Some attribute the success of franchises like KIPP or Uncommon Schools to a relentless focus on data, to its no excuses model of character training, to eager philanthropists looking to replicate ways of closing gaps. But above all, without the energy of this generation of millennial acolytes, the success of the Charter franchise would be much harder won. Teach for America has served as Charter Networks’ bootcamp for years—a feeder which refines the labor force. A critical mass of dedicated, creative teachers willing to work for something more than financial remuneration is at the heart of the enterprise.
So why, then, does the attrition of teachers from charter schools remain so high? Though data does show a slight decline in this attrition, the length of commitment falls way short of what many researchers argue about children from poor homes in general—that they need long, established relationships with teachers as an ingredient of their success. Is the charter school industry, though seemingly an attractive venture for millennials, actually a spectacular mismatch for the way this generation is made?
There is an innate mobility in a generation searching carefully for the right commitment. In a generation sprung from the protean world of the Tweet and The Cloud, younger professionals don’t hang around for long as they look forward to a fast track to leadership, a compatible mission, or opportunities for entrepreneurship. There is a difference between fidelity to an institution and fidelity to a cause. A cause can be fulfilled inter-changeably. The complex psyche of an institution is not a challenge to overcome if it hobbles the practice of an ideal or the aspiration for leadership. Shed the institution, but remain faithful to the cause! There is a heady excitement in this principle, except that it omits that critical element I alluded to earlier: the need for students, particularly those who are younger, poorer, Black and Latino—and particularly males– to forge long-term, established relationships with mentors in their schools, mentors who provide stability, love, and persistence. Most educators will agree that character development, emotional intelligence and commitment to school are traits that in the long term have more staying power than test scores for students. And close, extended mentorships are a key ingredient of these traits, at all grade levels.
To be fair, the counter argument—that the short tenure of a committed, engaging teacher has more impact that the long tenure of a disengaged, unimaginative teacher—has some legs. But charter schools came into being to counter the lack of grit and prevailing lethargy of the district school serving the underserved. The standard should be pegged to engaging smart teachers with longer tenures, since those predictable relationships are essential to tracking and consolidating the success of these children.
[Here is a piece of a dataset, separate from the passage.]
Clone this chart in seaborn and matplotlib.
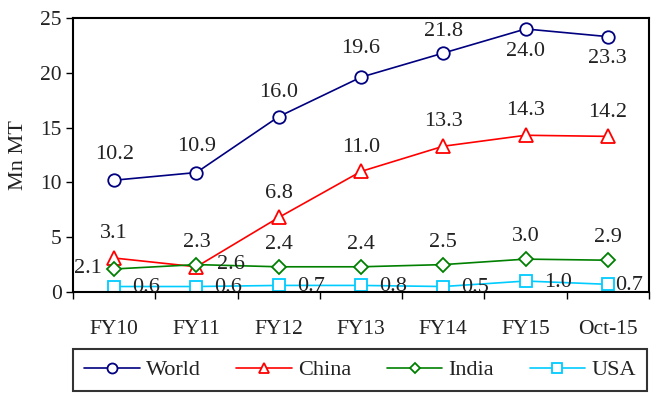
import numpy as np
import pandas as pd
import seaborn as sns
import matplotlib.pyplot as plt

# Datos (Mn MT)
periodos = ['FY10', 'FY11', 'FY12', 'FY13', 'FY14', 'FY15', 'Oct-15']
world = [10.2, 10.9, 16.0, 19.6, 21.8, 24.0, 23.3]
china = [3.1, 2.3, 6.8, 11.0, 13.3, 14.3, 14.2]
india = [2.1, 2.5, 2.3, 2.3, 2.5, 3.0, 2.9]
usa = [0.5, 0.5, 0.6, 0.6, 0.5, 1.0, 0.7]
etiq_india = [2.1, 2.6, 2.4, 2.4, 2.5, 3.0, 2.9]
etiq_usa = [0.6, 0.6, 0.7, 0.8, 0.5, 1.0, 0.7]

sns.set_theme(style="white")
plt.rcParams['font.family'] = ['Liberation Serif', 'DejaVu Serif']

FS = 16
FS_TICK = 15.5
GRIS = '#222222'

fig = plt.figure(figsize=(6.54, 3.96), dpi=100)
ax = fig.add_axes([73 / 654, 1 - 292 / 396, 576 / 654, 274 / 396])

x = np.arange(len(periodos))
series = [
    ('World', world, '#000080', 'o', 9),
    ('China', china, '#ff0000', '^', 9.5),
    ('India', india, '#008000', 'D', 7),
    ('USA', usa, '#00ccff', 's', 9),
]
for nombre, vals, col, mk, ms in series:
    df = pd.DataFrame({'x': x, 'y': vals})
    sns.lineplot(data=df, x='x', y='y', ax=ax, color=col, marker=mk,
                 markersize=ms, markerfacecolor='white', markeredgecolor=col,
                 markeredgewidth=1.3, linewidth=1.2, label=nombre)

txt = dict(fontsize=FS, color=GRIS, textcoords='offset points')
# World (desplazamiento vertical de cada etiqueta, en puntos)
dy_world = [18.5, 18.5, 17.5, 21, 15.5, -16.5, -16]
for i, v in enumerate(world):
    ax.annotate(f'{v:.1f}', (i, v), xytext=(0, dy_world[i]), ha='center', va='center', **txt)
# China
for i, v in enumerate(china):
    ax.annotate(f'{v:.1f}', (i, v), xytext=(0, 17.5), ha='center', va='center', **txt)
# India
for i, (v, e) in enumerate(zip(india, etiq_india)):
    if i == 0:
        ax.annotate(f'{e:.1f}', (i, v), xytext=(-9, 0), ha='right', va='center', **txt)
    elif i == 1:
        ax.annotate(f'{e:.1f}', (i, v), xytext=(15, 0), ha='left', va='center', **txt)
    else:
        ax.annotate(f'{e:.1f}', (i, v), xytext=(0, 16), ha='center', va='center', **txt)
# USA
for i, (v, e) in enumerate(zip(usa, etiq_usa)):
    dx = 13 if i < 6 else 5
    ax.annotate(f'{e:.1f}', (i, v), xytext=(dx, -1), ha='left', va='center', **txt)

ax.set_xlim(-0.5, len(periodos) - 0.5)
ax.set_ylim(0, 25)
ax.set_yticks([0, 5, 10, 15, 20, 25])
ax.set_xticks(np.arange(len(periodos) + 1) - 0.5)
ax.set_xticklabels([])
ax.set_xticks(x, minor=True)
ax.set_xticklabels(periodos, minor=True)
ax.tick_params(axis='x', which='major', direction='out', length=5, width=1, color='black', bottom=True)
ax.tick_params(axis='x', which='minor', length=0, pad=20, labelsize=FS_TICK, labelcolor=GRIS)
ax.tick_params(axis='y', direction='out', length=5, width=1, color='black', left=True,
               pad=3, labelsize=FS_TICK, labelcolor=GRIS)
ax.set_xlabel('')
ax.set_ylabel('Mn MT', fontsize=FS, color=GRIS, labelpad=9)
for s in ax.spines.values():
    s.set_color('black')
    s.set_linewidth(1.5)

handles, labels = ax.get_legend_handles_labels()
ax.get_legend().remove()
leg = fig.legend(handles, labels, ncol=4, loc='center', mode='expand',
                 bbox_to_anchor=(73 / 654, 1 - 391 / 396, 574 / 654, 42 / 396),
                 frameon=True, fancybox=False, edgecolor='black', fontsize=FS,
                 handlelength=2.5, handletextpad=0.27, borderaxespad=0,
                 borderpad=0.5, markerscale=0.8)
leg.get_frame().set_linewidth(1.5)
for t in leg.get_texts():
    t.set_color(GRIS)

plt.savefig('out.png', dpi=100)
The most impressive and sometimes troubling trend I encountered during my initiation into the world of school reform was the amount of data and curriculum delivered from a network of people (whether the Charter Management organization itself or young consultants) to the ground forces. Those managing the professional development scene in the education reform movement in general are often less than ten years out of school themselves or, if older, have limited experience in a classroom. The ground forces, overworked and learning their craft, come to expect a system of smooth delivery from people barely getting it right themselves, under the strictures of constant centralized expectation. The best schools do this in a reflective, deliberate, sophisticated way, but many do not. The tenured district school teachers used to treat such top down and transient expectation with cynicism—as a recursive routine that may not amount to much because they’ve seen it all before–but this is changing now as leadership training changes. As the movement matures, the quality and experience of these delivery mechanisms may improve as well.
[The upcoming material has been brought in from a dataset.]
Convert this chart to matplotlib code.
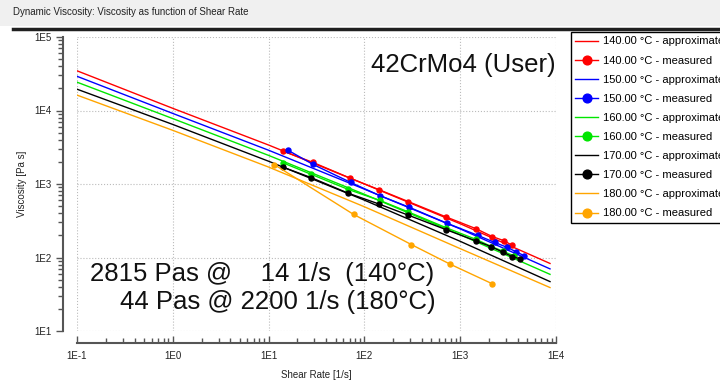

Yet the anxiety about proving that efforts to close the opportunity gap are effective and the related prospect of staff “churn” lead in turn to that tremendous emphasis on mandatory, top down professional development. Veteran school people know that deep professionalism develops over time, that the best teaching is a product of deliberately refined experimentation that ferments into intuition. This constant interplay between intuition and scientific application is something even the best young teachers can only know in time. Given these persistent tensions, school children have to be protected by a coherent, even choreographed program. If the only way to prove that reform works is data, honestly and constantly assessed, then the controls have to be firm. Data becomes not only the means but the end itself.
And here, then, is the rub. When we look back on the experience of the young, talented but inexperienced cadre in the charter schools, how will we evaluate this fierce reliance on data and delivered material and its concomitant reduction of classroom autonomy? As diminution of a teachers’ creative power, or as a protection of poor children from the vicissitudes of poor curriculum delivery? Will data be seen as a means to a better end, or mistaken for the end itself?
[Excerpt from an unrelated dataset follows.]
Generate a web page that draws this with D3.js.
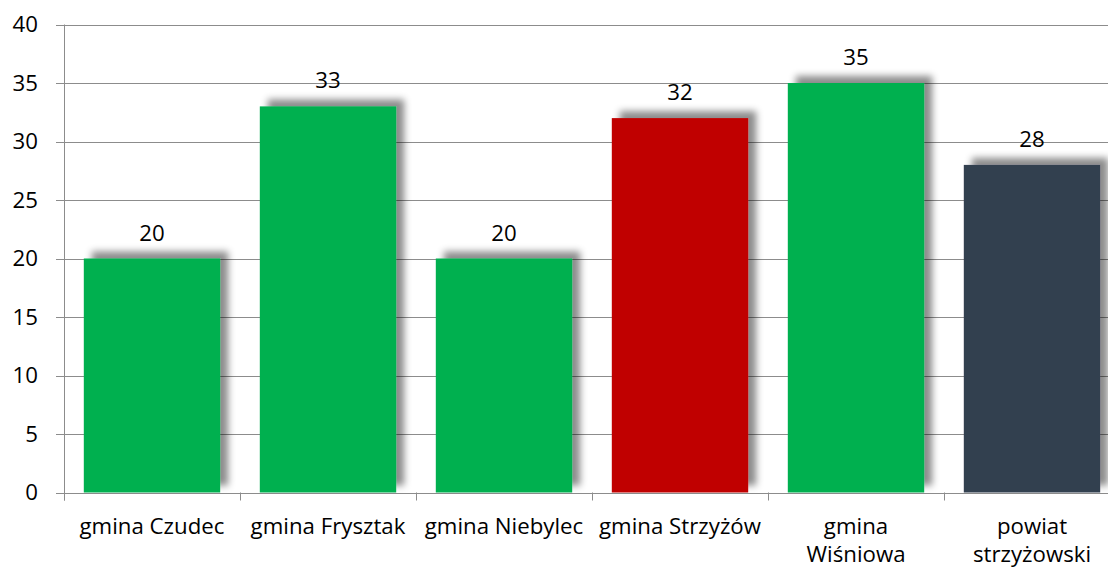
<!DOCTYPE html>
<html><head><meta charset="utf-8">
<script src="https://cdn.jsdelivr.net/npm/d3@7"></script>
<style>
html,body{margin:0;padding:0;background:#fff;}
svg{display:block;font-family:"Open Sans",sans-serif;}
</style></head>
<body>
<svg id="chart" width="1108" height="569"></svg>
<script>
const categories = ["gmina Czudec", "gmina Frysztak", "gmina Niebylec", "gmina Strzyżów", "gmina Wiśniowa", "powiat strzyżowski"];
const labelLines = [["gmina Czudec"], ["gmina Frysztak"], ["gmina Niebylec"], ["gmina Strzyżów"], ["gmina", "Wiśniowa"], ["powiat", "strzyżowski"]];
const values = [20, 33, 20, 32, 35, 28];
const barColors = ["#00B050", "#00B050", "#00B050", "#C00000", "#00B050", "#333F50"];
const yTicks = [0, 5, 10, 15, 20, 25, 30, 35, 40];

const svg = d3.select("#chart");
const x0 = 64, x1 = 1120, yTop = 24.5, yBot = 492.5;
const SX = 1.06; // horizontal text stretch
const FS = 21;

const x = d3.scaleBand().domain(categories).range([x0, x1]).paddingInner(0.225).paddingOuter(0.1125);
const y = d3.scaleLinear().domain([0, 40]).range([yBot, yTop]);

const defs = svg.append("defs");
const f = defs.append("filter").attr("id", "sh").attr("x", "-20%").attr("y", "-20%").attr("width", "140%").attr("height", "140%");
f.append("feDropShadow").attr("dx", 8).attr("dy", -7).attr("stdDeviation", 3.5).attr("flood-color", "#000").attr("flood-opacity", 0.45);

// gridlines
svg.append("g").selectAll("line").data(yTicks).join("line")
  .attr("x1", x0 - 8).attr("x2", 1108)
  .attr("y1", d => Math.round(y(d)) + 0.5).attr("y2", d => Math.round(y(d)) + 0.5)
  .attr("stroke", "#8c8c8c").attr("stroke-width", 1);

// y axis line
svg.append("line").attr("x1", x0 + 0.5).attr("x2", x0 + 0.5).attr("y1", y(40)).attr("y2", yBot + 8)
  .attr("stroke", "#8c8c8c");

// x ticks
const bounds = categories.map((c, i) => x0 + i * x.step()).concat([x0 + categories.length * x.step()]);
svg.append("g").selectAll("line").data(bounds).join("line")
  .attr("x1", d => Math.round(d) + 0.5).attr("x2", d => Math.round(d) + 0.5)
  .attr("y1", yBot).attr("y2", yBot + 8).attr("stroke", "#8c8c8c");

// y labels
svg.append("g").selectAll("text").data(yTicks).join("text")
  .attr("transform", d => `translate(38,${y(d) + 7.5}) scale(${SX},1)`)
  .attr("text-anchor", "end").attr("font-size", FS).attr("fill", "#000")
  .text(d => d);

// bars
svg.append("g").selectAll("rect").data(values).join("rect")
  .attr("x", (d, i) => x(categories[i])).attr("width", x.bandwidth())
  .attr("y", d => y(d)).attr("height", d => yBot - y(d))
  .attr("fill", (d, i) => barColors[i]).attr("filter", "url(#sh)");

// value labels
svg.append("g").selectAll("text").data(values).join("text")
  .attr("transform", (d, i) => `translate(${x(categories[i]) + x.bandwidth() / 2},${y(d) - 18}) scale(${SX},1)`)
  .attr("text-anchor", "middle").attr("font-size", FS).attr("fill", "#000")
  .text(d => d);

// category labels
const cl = svg.append("g").selectAll("text").data(labelLines).join("text")
  .attr("transform", (d, i) => `translate(${x(categories[i]) + x.bandwidth() / 2},534) scale(${SX},1)`)
  .attr("text-anchor", "middle").attr("font-size", FS).attr("fill", "#000");
cl.selectAll("tspan").data(d => d).join("tspan")
  .attr("x", 0).attr("dy", (d, j) => j === 0 ? 0 : 28).text(d => d);
</script>
</body></html>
It is easy to misapply priorities and training. Professional development per se is not about building a reflective, robust adult culture if it only trains people in how to deliver a product. What I hear again and again in the world of Charter schools is that only the kids matter—that if we want to close the gap we can only be hyper-focused on results and children. This makes some sense in response to the criticism that too many district schools in high poverty neighborhoods were selfishly focused on unionized adults. But the polarity presented above is a binary picture, and like all binary views of the world, necessarily limited. If teachers, particularly younger teachers, are merely vehicles for an end that has to be accomplished quickly, they become disposable, as if the healthy mindset we want to cultivate in children doesn’t apply to the adults that do the cultivation. This is a problem that Charter schools—and maybe most American schools—have understood far too late.
In both the earlier scenario (blame poverty, not schools, for the gap in skills) and the newer scenario (deify data and place the burden on teachers to deliver a scripted curriculum with a minimum of detour), we risk treating children as abstractions. School cultures are not immaculate conceptions; they have to deepen over time, with intelligent trial and error, and staying power—the kind of patience that does not mix well with urgency. When the history is written, Charter Schools will have either served as a temporary means to an end, or they will have proven their resilience, becoming an end in themselves, a pilot that proved durable enough to change the entire system and then become the key component of the system itself. In either case, we have to ask harder questions about the system we want– students often absorb the cognitive identity we offer them through how we assess what we teach them. That outcome cannot be divorced from looking more carefully at how the key component of any school beyond its students—its teachers—live their lives and grow as part of an institution.